* begin *
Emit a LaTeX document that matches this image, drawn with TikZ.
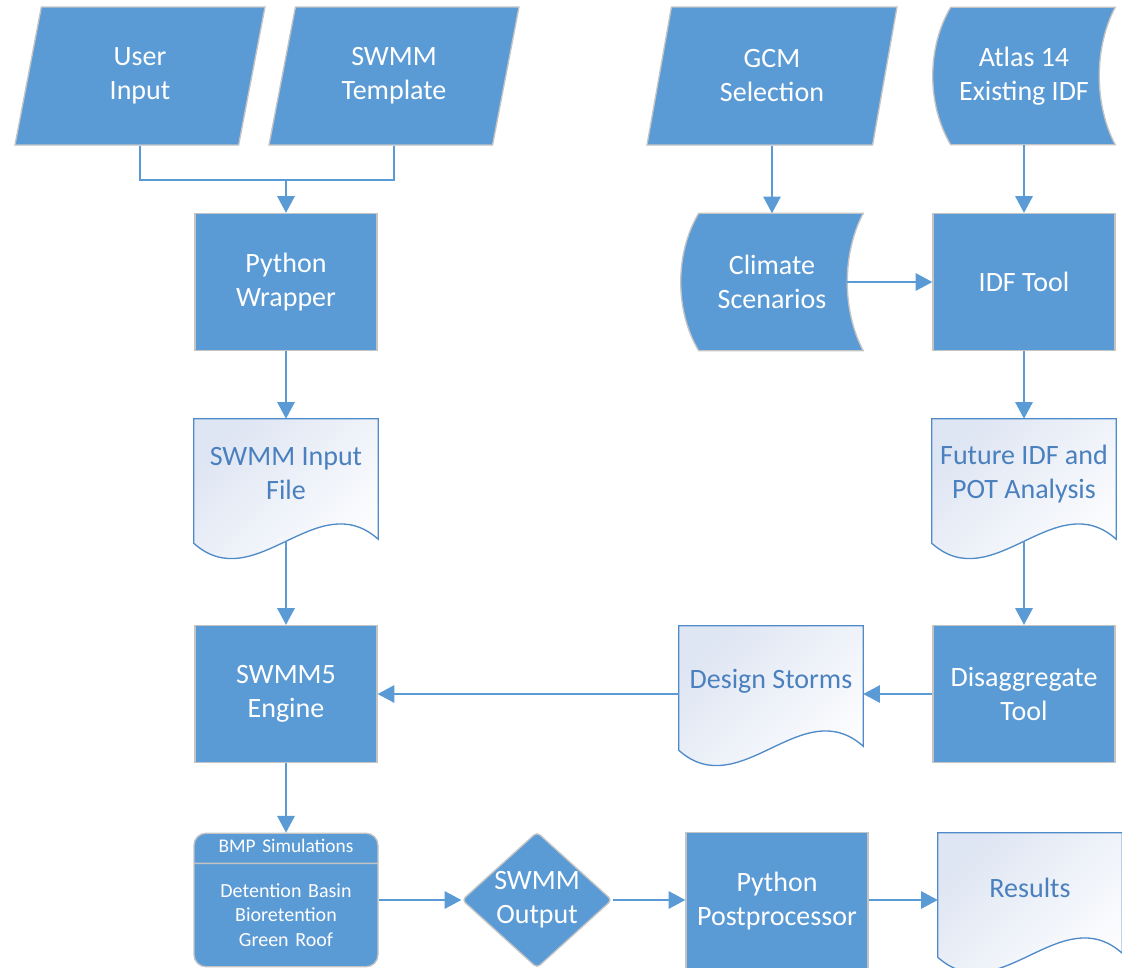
\documentclass[tikz,border=0pt]{standalone}
\usepackage{fontspec}
\setmainfont{Carlito}
\usetikzlibrary{shapes.geometric,shapes.multipart,arrows.meta,backgrounds}

\definecolor{boxblue}{HTML}{5B9BD5}
\definecolor{rimgray}{HTML}{C4C4C4}
\definecolor{docline}{HTML}{4F8BC9}
\definecolor{doctext}{HTML}{4A80BE}
\definecolor{docshade}{HTML}{DFE6F3}

\begin{document}
\begin{tikzpicture}[x=0.75pt, y=-0.75pt, font=\fontsize{21}{25.5}\selectfont,
    proc/.style = {draw=rimgray, line width=1pt, fill=boxblue, text=white, align=center, inner sep=0pt, minimum width=136.5pt, minimum height=102.75pt},
    io/.style = {trapezium, trapezium left angle=65, trapezium right angle=115, trapezium stretches body=true, draw=rimgray, line width=1pt, fill=boxblue, text=white, align=center, inner sep=0pt, minimum width=187.5pt, minimum height=103.5pt},
    stor/.style = {text=white, align=center, inner sep=0pt, minimum width=136.5pt, minimum height=102.75pt},
    doc/.style = {text=doctext, align=center, inner sep=0pt, minimum width=138pt, minimum height=82.5pt},
    bmp/.style = {rectangle split, rectangle split parts=2, draw=rimgray, line width=1pt, fill=boxblue, text=white, rounded corners=9pt, text width=132pt, align=center, inner xsep=3pt, inner ysep=4pt, font=\fontsize{15}{18.4}\selectfont},
    decide/.style = {diamond, aspect=1.1, rounded corners=3pt, draw=rimgray, line width=1pt, fill=boxblue, text=white, align=center, inner sep=0pt, minimum width=112.5pt, minimum height=102pt},
    storfill/.style = {fill=boxblue, draw=rimgray, line width=1pt},
    docfill/.style = {top color=docshade, bottom color=white, shading angle=45, draw=docline, line width=1pt},
    conn/.style = {draw=boxblue, line width=1.5pt},
    flow/.style = {conn, -{Triangle[length=12.5pt, width=13pt]}}]
  \useasboundingbox (0,0) rectangle (1122,968);

  % inputs
  \node[io] (user) at (140,76) {User\\Input};
  \node[io] (tmpl) at (394,76) {SWMM\\Template};
  \node[io] (gcm) at (772,76) {GCM\\Selection};
  \node[stor] (atlas) at (1024,76) {Atlas 14\\Existing IDF};

  % processing
  \node[proc] (wrap) at (286,282) {Python\\Wrapper};
  \node[stor] (clim) at (772,282) {Climate\\Scenarios};
  \node[proc] (idf) at (1024,282) {IDF Tool};
  \node[doc] (inp) at (286,474) {SWMM Input\\File};
  \node[doc] (fut) at (1024,474) {Future IDF and\\POT Analysis};
  \node[proc] (eng) at (286,694) {SWMM5\\Engine};
  \node[doc] (storms) at (771,681) {Design Storms};
  \node[proc] (dis) at (1024,694) {Disaggregate\\Tool};

  % outputs
  \node[bmp] (sim) at (286,900) {{\fontsize{14.5}{17}\selectfont\rule[-3.5pt]{0pt}{13pt}BMP Simulations}
    \nodepart{two}\rule{0pt}{20.75pt}Detention Basin\\Bioretention\\Green Roof\rule[-11pt]{0pt}{0pt}};
  \node[decide] (out) at (537,900) {SWMM\\Output};
  \node[proc] (post) at (777,901) {Python\\Postprocessor};
  \node[doc] (res) at (1030,888) {Results};

  \begin{scope}[on background layer]
    \foreach \s in {atlas, clim} {
      \path[storfill] ([xshift=13.5pt]\s.north west) -- (\s.north east)
        .. controls ([xshift=-16pt, yshift=-30pt]\s.north east) and ([xshift=-16pt, yshift=30pt]\s.south east) .. (\s.south east)
        -- ([xshift=13.5pt]\s.south west)
        .. controls ([xshift=-4.5pt, yshift=30pt]\s.south west) and ([xshift=-4.5pt, yshift=-30pt]\s.north west) .. ([xshift=13.5pt]\s.north west) -- cycle;
    }
    \foreach \d in {inp, fut, storms, res} {
      \path[docfill] (\d.north west) -- (\d.north east) -- ([yshift=-7.5pt]\d.south east)
        .. controls ([xshift=-46pt, yshift=33.5pt]\d.south east) and ([xshift=46pt, yshift=-51.5pt]\d.south west) .. ([yshift=-10.5pt]\d.south west) -- cycle;
    }
  \end{scope}

  \coordinate (join) at (286,180);
  \draw[conn] (user.center |- user.south) |- (join);
  \draw[conn] (tmpl.center |- tmpl.south) |- (join);
  \draw[flow] (join) -- (wrap);
  \draw[flow] (gcm.center |- gcm.south) -- (clim);
  \draw[flow] (atlas) -- (idf);
  \draw[flow] ([xshift=-12pt]clim.east) -- (idf);
  \draw[flow] (wrap) -- (inp);
  \draw[flow] (idf) -- (fut);
  \draw[flow] ([yshift=-9pt]inp.south) -- (eng);
  \draw[flow] ([yshift=-9pt]fut.south) -- (dis);
  \draw[flow] (dis) -- (storms.east |- dis);
  \draw[flow] (storms.west |- dis) -- (eng);
  \draw[flow] (eng) -- (sim);
  \draw[flow] (sim) -- (out);
  \draw[flow] (out) -- (post.west |- out);
  \draw[flow] (post.east |- out) -- (res.west |- out);
\end{tikzpicture}
\end{document}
* end *
* **Exercise objective**
All the lines above are to be reproduced exactly, except the pictures.

* **Expected answer**
Emit a LaTeX document that matches this image, drawn with TikZ.
\documentclass[tikz,border=0pt]{standalone}
\usepackage{fontspec}
\setmainfont{Carlito}
\usetikzlibrary{shapes.geometric,shapes.multipart,arrows.meta,backgrounds}

\definecolor{boxblue}{HTML}{5B9BD5}
\definecolor{rimgray}{HTML}{C4C4C4}
\definecolor{docline}{HTML}{4F8BC9}
\definecolor{doctext}{HTML}{4A80BE}
\definecolor{docshade}{HTML}{DFE6F3}

\begin{document}
\begin{tikzpicture}[x=0.75pt, y=-0.75pt, font=\fontsize{21}{25.5}\selectfont,
    proc/.style = {draw=rimgray, line width=1pt, fill=boxblue, text=white, align=center, inner sep=0pt, minimum width=136.5pt, minimum height=102.75pt},
    io/.style = {trapezium, trapezium left angle=65, trapezium right angle=115, trapezium stretches body=true, draw=rimgray, line width=1pt, fill=boxblue, text=white, align=center, inner sep=0pt, minimum width=187.5pt, minimum height=103.5pt},
    stor/.style = {text=white, align=center, inner sep=0pt, minimum width=136.5pt, minimum height=102.75pt},
    doc/.style = {text=doctext, align=center, inner sep=0pt, minimum width=138pt, minimum height=82.5pt},
    bmp/.style = {rectangle split, rectangle split parts=2, draw=rimgray, line width=1pt, fill=boxblue, text=white, rounded corners=9pt, text width=132pt, align=center, inner xsep=3pt, inner ysep=4pt, font=\fontsize{15}{18.4}\selectfont},
    decide/.style = {diamond, aspect=1.1, rounded corners=3pt, draw=rimgray, line width=1pt, fill=boxblue, text=white, align=center, inner sep=0pt, minimum width=112.5pt, minimum height=102pt},
    storfill/.style = {fill=boxblue, draw=rimgray, line width=1pt},
    docfill/.style = {top color=docshade, bottom color=white, shading angle=45, draw=docline, line width=1pt},
    conn/.style = {draw=boxblue, line width=1.5pt},
    flow/.style = {conn, -{Triangle[length=12.5pt, width=13pt]}}]
  \useasboundingbox (0,0) rectangle (1122,968);

  % inputs
  \node[io] (user) at (140,76) {User\\Input};
  \node[io] (tmpl) at (394,76) {SWMM\\Template};
  \node[io] (gcm) at (772,76) {GCM\\Selection};
  \node[stor] (atlas) at (1024,76) {Atlas 14\\Existing IDF};

  % processing
  \node[proc] (wrap) at (286,282) {Python\\Wrapper};
  \node[stor] (clim) at (772,282) {Climate\\Scenarios};
  \node[proc] (idf) at (1024,282) {IDF Tool};
  \node[doc] (inp) at (286,474) {SWMM Input\\File};
  \node[doc] (fut) at (1024,474) {Future IDF and\\POT Analysis};
  \node[proc] (eng) at (286,694) {SWMM5\\Engine};
  \node[doc] (storms) at (771,681) {Design Storms};
  \node[proc] (dis) at (1024,694) {Disaggregate\\Tool};

  % outputs
  \node[bmp] (sim) at (286,900) {{\fontsize{14.5}{17}\selectfont\rule[-3.5pt]{0pt}{13pt}BMP Simulations}
    \nodepart{two}\rule{0pt}{20.75pt}Detention Basin\\Bioretention\\Green Roof\rule[-11pt]{0pt}{0pt}};
  \node[decide] (out) at (537,900) {SWMM\\Output};
  \node[proc] (post) at (777,901) {Python\\Postprocessor};
  \node[doc] (res) at (1030,888) {Results};

  \begin{scope}[on background layer]
    \foreach \s in {atlas, clim} {
      \path[storfill] ([xshift=13.5pt]\s.north west) -- (\s.north east)
        .. controls ([xshift=-16pt, yshift=-30pt]\s.north east) and ([xshift=-16pt, yshift=30pt]\s.south east) .. (\s.south east)
        -- ([xshift=13.5pt]\s.south west)
        .. controls ([xshift=-4.5pt, yshift=30pt]\s.south west) and ([xshift=-4.5pt, yshift=-30pt]\s.north west) .. ([xshift=13.5pt]\s.north west) -- cycle;
    }
    \foreach \d in {inp, fut, storms, res} {
      \path[docfill] (\d.north west) -- (\d.north east) -- ([yshift=-7.5pt]\d.south east)
        .. controls ([xshift=-46pt, yshift=33.5pt]\d.south east) and ([xshift=46pt, yshift=-51.5pt]\d.south west) .. ([yshift=-10.5pt]\d.south west) -- cycle;
    }
  \end{scope}

  \coordinate (join) at (286,180);
  \draw[conn] (user.center |- user.south) |- (join);
  \draw[conn] (tmpl.center |- tmpl.south) |- (join);
  \draw[flow] (join) -- (wrap);
  \draw[flow] (gcm.center |- gcm.south) -- (clim);
  \draw[flow] (atlas) -- (idf);
  \draw[flow] ([xshift=-12pt]clim.east) -- (idf);
  \draw[flow] (wrap) -- (inp);
  \draw[flow] (idf) -- (fut);
  \draw[flow] ([yshift=-9pt]inp.south) -- (eng);
  \draw[flow] ([yshift=-9pt]fut.south) -- (dis);
  \draw[flow] (dis) -- (storms.east |- dis);
  \draw[flow] (storms.west |- dis) -- (eng);
  \draw[flow] (eng) -- (sim);
  \draw[flow] (sim) -- (out);
  \draw[flow] (out) -- (post.west |- out);
  \draw[flow] (post.east |- out) -- (res.west |- out);
\end{tikzpicture}
\end{document}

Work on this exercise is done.